Ketika memasuki masa puber, kemampuan saya memahami pergaulan perempuan terus menghadapi tantangan. Saat SMA, saya sekali lagi pindah ke kota yang lebih besar, Bandung. Di kota ini, saya yang berasal dari ‘pedalaman’ semakin buta tentang obrolan remaja-remaja ibu kota. Ditambah lagi, tabiat saya yang masih ‘berbeda’ dan ‘liar’. Entah karena lambatnya saya beradaptasi, atau karena saya yang terbiasa seenaknya seperti laki-laki, saya mendapati bahwa saya dikucilkan di kelas. Namun, karena saya dididik untuk selalu bertanggung jawab atas apa yang terjadi pada diri saya atau orang lain, saya percaya bahwa semua itu kesalahan saya. I beat myself up, I blamed myself for not being able to fit in.
Untungnya, saya tetap memiliki teman-teman baik, baik laki-laki maupun perempuan, dari luar kelas, yang mau menerima dan mengajari saya tentang perbedaan budaya dan pergaulan di Bandung.

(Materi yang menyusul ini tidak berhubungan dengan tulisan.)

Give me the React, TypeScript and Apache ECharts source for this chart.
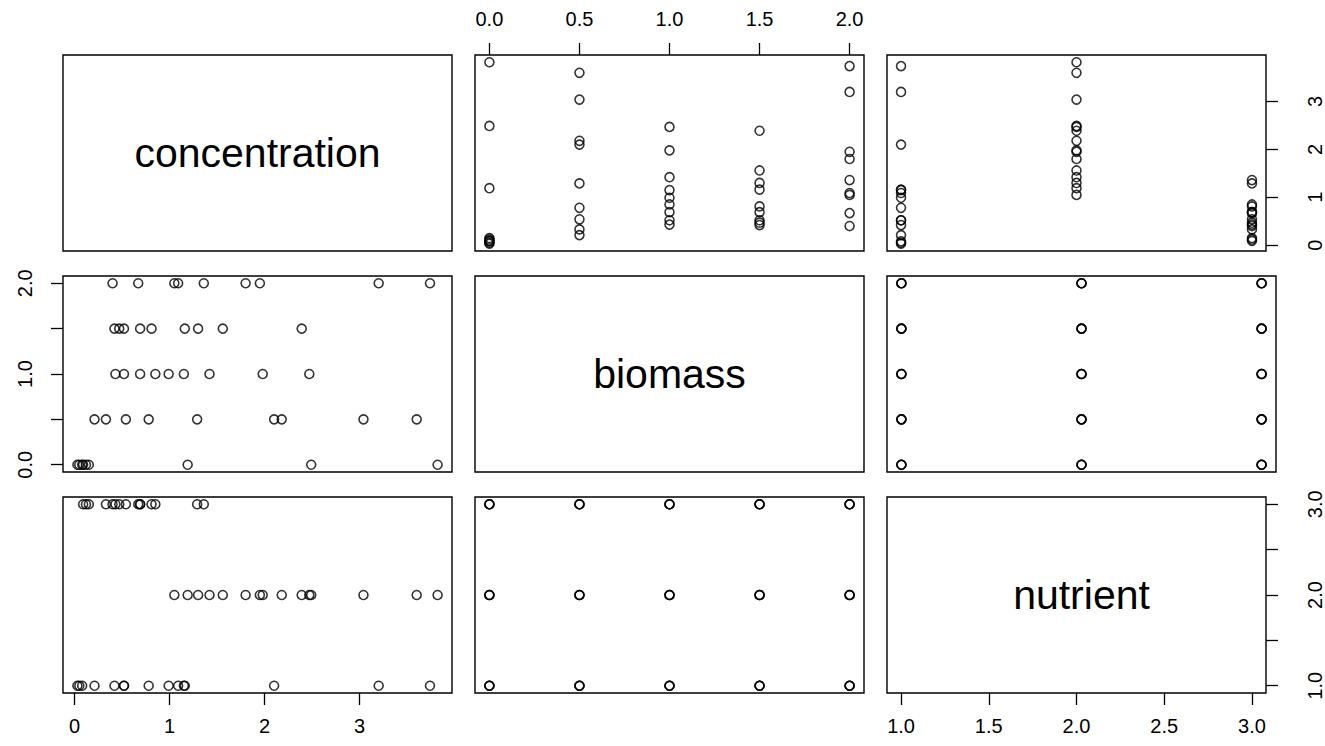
import React, { useEffect, useRef } from "react";
import * as echarts from "echarts";

// Data: each row = one observation (biomass, nutrient, concentration)
const biomass = [
  0, 0, 0, 0, 0, 0, 0, 0, 0,
  0.5, 0.5, 0.5, 0.5, 0.5, 0.5, 0.5, 0.5, 0.5,
  1, 1, 1, 1, 1, 1, 1, 1, 1,
  1.5, 1.5, 1.5, 1.5, 1.5, 1.5, 1.5, 1.5, 1.5,
  2, 2, 2, 2, 2, 2, 2, 2, 2,
];
const nutrient = [
  1, 1, 1, 2, 2, 2, 3, 3, 3,
  1, 1, 1, 2, 2, 2, 3, 3, 3,
  1, 1, 1, 2, 2, 2, 3, 3, 3,
  1, 1, 1, 2, 2, 2, 3, 3, 3,
  1, 1, 1, 2, 2, 2, 3, 3, 3,
];
const concentration = [
  0.03, 0.05, 0.08, 1.19, 2.49, 3.82, 0.09, 0.12, 0.15,
  0.21, 0.78, 2.10, 2.18, 3.04, 3.60, 0.33, 0.54, 1.29,
  0.52, 0.99, 1.15, 1.42, 1.98, 2.47, 0.43, 0.69, 0.85,
  0.42, 0.52, 1.16, 1.30, 1.56, 2.39, 0.47, 0.69, 0.81,
  1.09, 3.20, 3.74, 1.05, 1.80, 1.95, 0.40, 0.67, 1.36,
];

const varNames = ["concentration", "biomass", "nutrient"];
const concTicks = [0, 1, 2, 3];
const biomassTicks = [0, 0.5, 1, 1.5, 2];
const nutrientTicks = [1, 1.5, 2, 2.5, 3];
// horizontal axes show every label; vertical axes skip crowded ones
const concLabelsX = [0, 1, 2, 3];
const biomassLabelsX = [0, 0.5, 1, 1.5, 2];
const nutrientLabelsX = [1, 1.5, 2, 2.5, 3];
const concLabelsY = [0, 1, 2, 3];
const biomassLabelsY = [0, 1, 2];
const nutrientLabelsY = [1, 2, 3];

const FONT = "Liberation Sans";

function rangeOf(v: number[]) {
  const lo = Math.min(...v);
  const hi = Math.max(...v);
  const pad = (hi - lo) * 0.04;
  return [lo - pad, hi + pad];
}

export default function App() {
  const ref = useRef<HTMLDivElement>(null);
  useEffect(() => {
    if (!ref.current) return;
    const chart = echarts.init(ref.current, null, { renderer: "svg" });
    const vars = [concentration, biomass, nutrient];
    const ticks = [concTicks, biomassTicks, nutrientTicks];
    const labelsX = [concLabelsX, biomassLabelsX, nutrientLabelsX];
    const labelsY = [concLabelsY, biomassLabelsY, nutrientLabelsY];
    const decimals = [0, 1, 1];
    const ranges = vars.map(rangeOf);

    const colLeft = [63, 475, 887];
    const rowTop = [55, 276, 497];
    const W = 389;
    const H = 196;

    const grids: any[] = [];
    const xAxes: any[] = [];
    const yAxes: any[] = [];
    const series: any[] = [];
    const graphics: any[] = [];

    for (let r = 0; r < 3; r++) {
      for (let c = 0; c < 3; c++) {
        const gi = r * 3 + c;
        grids.push({
          left: colLeft[c],
          top: rowTop[r],
          width: W,
          height: H,
          show: true,
          borderColor: "#000",
          borderWidth: 1.4,
          backgroundColor: "transparent",
          containLabel: false,
        });
        let xPos: string | null = null;
        if (r === 0 && c === 1) xPos = "top";
        if (r === 2 && (c === 0 || c === 2)) xPos = "bottom";
        let yPos: string | null = null;
        if (c === 2 && (r === 0 || r === 2)) yPos = "right";
        if (c === 0 && r === 1) yPos = "left";

        const xv = c;
        const yv = r;
        const dx = decimals[xv];
        const dy = decimals[yv];
        xAxes.push({
          type: "value",
          gridIndex: gi,
          min: ranges[xv][0],
          max: ranges[xv][1],
          position: xPos || "bottom",
          show: true,
          axisLine: { show: false, onZero: false },
          splitLine: { show: false },
          axisTick: {
            show: !!xPos,
            inside: false,
            length: 12,
            lineStyle: { color: "#000", width: 1.3 },
            customValues: ticks[xv],
          },
          axisLabel: {
            show: !!xPos,
            margin: xPos === "top" ? 26 : 23,
            color: "#000",
            fontSize: 20,
            fontFamily: FONT,
            customValues: labelsX[xv],
            formatter: (v: number) => v.toFixed(dx),
          },
        });
        yAxes.push({
          type: "value",
          gridIndex: gi,
          min: ranges[yv][0],
          max: ranges[yv][1],
          position: yPos || "left",
          show: true,
          axisLine: { show: false, onZero: false },
          splitLine: { show: false },
          axisTick: {
            show: !!yPos,
            inside: false,
            length: 12,
            lineStyle: { color: "#000", width: 1.3 },
            customValues: ticks[yv],
          },
          axisLabel: {
            show: !!yPos,
            rotate: 90,
            margin: yPos === "right" ? 39 : 28,
            color: "#000",
            fontSize: 20,
            fontFamily: FONT,
            customValues: labelsY[yv],
            formatter: (v: number) => v.toFixed(dy),
          },
        });
        if (r !== c) {
          series.push({
            type: "scatter",
            xAxisIndex: gi,
            yAxisIndex: gi,
            symbol: "circle",
            symbolSize: 9,
            itemStyle: { color: "rgba(0,0,0,0)", borderColor: "#000", borderWidth: 1.6 },
            data: vars[xv].map((x, i) => [x, vars[yv][i]]),
          });
        } else {
          graphics.push({
            type: "text",
            x: colLeft[c] + W / 2,
            y: rowTop[r] + H / 2,
            style: {
              text: varNames[r],
              fontSize: 41,
              fontFamily: FONT,
              fill: "#000",
              textAlign: "center",
              textVerticalAlign: "middle",
            },
          });
        }
      }
    }

    chart.setOption({
      animation: false,
      backgroundColor: "#fff",
      grid: grids,
      xAxis: xAxes,
      yAxis: yAxes,
      series,
      graphic: graphics,
    });
    return () => chart.dispose();
  }, []);
  return (
    <div
      ref={ref}
      style={{ position: "fixed", left: 0, top: 0, width: 1325, height: 746, background: "#fff" }}
    />
  );
}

Sialnya, saat memasuki kelas 2 SMA, saya lagi-lagi sekelas dengan beberapa teman dari kelas 1. Melihat daftar nama kelas itu, saya memutuskan menyerah untuk mencoba memahami perempuan ataupun untuk fitting in, dan saya memilih untuk menjaga hubungan saya dengan orang-orang yang menerima saya.
Even though there were several girls at my class that were so kind and opened up to me, I couldn’t do the same to them. Entah bagaimana, saya mengasosiasikan hal-hal tidak enak yang saya lalui dengan ‘karena saya tidak mengerti cara menjadi feminin dan menghadapi perempuan’. Saya tidak mau mengambil resiko memercayai mereka, lalu sakit hati jika mereka berhasil dipengaruhi provokator/bulliers lain. Saya lebih banyak membuka diri pada teman-teman laki-laki saya, yang di mata saya lebih logis dan mudah dihadapi. I become so picky at creating friendship, specifically to girls.
Pada awal masa perkuliahan, lagi-lagi kepercayaan saya terhadap perempuan diluluh lantakkan. Karena kebetulan-kebetulan kecil, seorang teman dekat perempuan saya mengira saya menyukai pacarnya. Saya ditumpahi kata-kata makian dan menjadi bahan gosip. I was stunt. Again, my disability in differentiating how to treat men and women cost me another heartache. Since then, I chose always a group of men to be my friends. Bahkan kalau pun ada perempuan dalam lingkaran pertemanan saya, saya butuh waktu jauh lebih lama untuk bisa bercerita dan membuka diri terhadap mereka. I take my time to observe the person, to read the signals, and to double-check my gut. I ask myself two big questions, “Are they trustworthy? Can I treat them the way they want?”

Inka dengan teman-temannya yang satu kegiatan ekstrakulikuler Apres di ITB, sebuah unit kegiatan yang bergerak di musik Band, yang mayoritasnya memang laki-laki
Namun sekarang, setelah saya lebih dewasa dan lebih banyak bertemu orang-orang yang berbagai macam, saya paham, bahwa it’s not about the gender. It’s about the person. Saya hanya bertemu dengan orang yang salah. Dan kebetulan mereka adalah perempuan. Gender tidak ada hubungannya dengan bisa/tidaknya seseorang dipercaya. Gender tidak ada hubungannya dengan seberapa logis seseorang, seberapa jujur seseorang. Saya mengakui, bahwa saya yang juga seorang perempuan pun ternyata melihat suatu tidak secara objektif, dan bersikap tidak adil terhadap gender saya sendiri. Saya belajar menerima bahwa saya memang berbeda, mungkin aneh, namun pandangan orang terhadap saya tidak datang dari satu gender saja, and that it’s okay to be weird.
Sampai saat ini, masih ada kesulitan untuk saya membuka diri pada desama perempuan dan menjadi diri saya sendiri di sekitar mereka. Saya terkadang masih mempunyai insecurities dalam menghadapi teman-teman perempuan saya. Tapi kali ini, saya tidak menyerah. I take a leap of faith, repeatedly. Saya mencoba percaya, dan memaafkan diri sendiri jika saya salah menilai orang tersebut, baik laki-laki maupun perempuan.
By telling this story, I also took a leap of faith, because I want to trust women, and I do.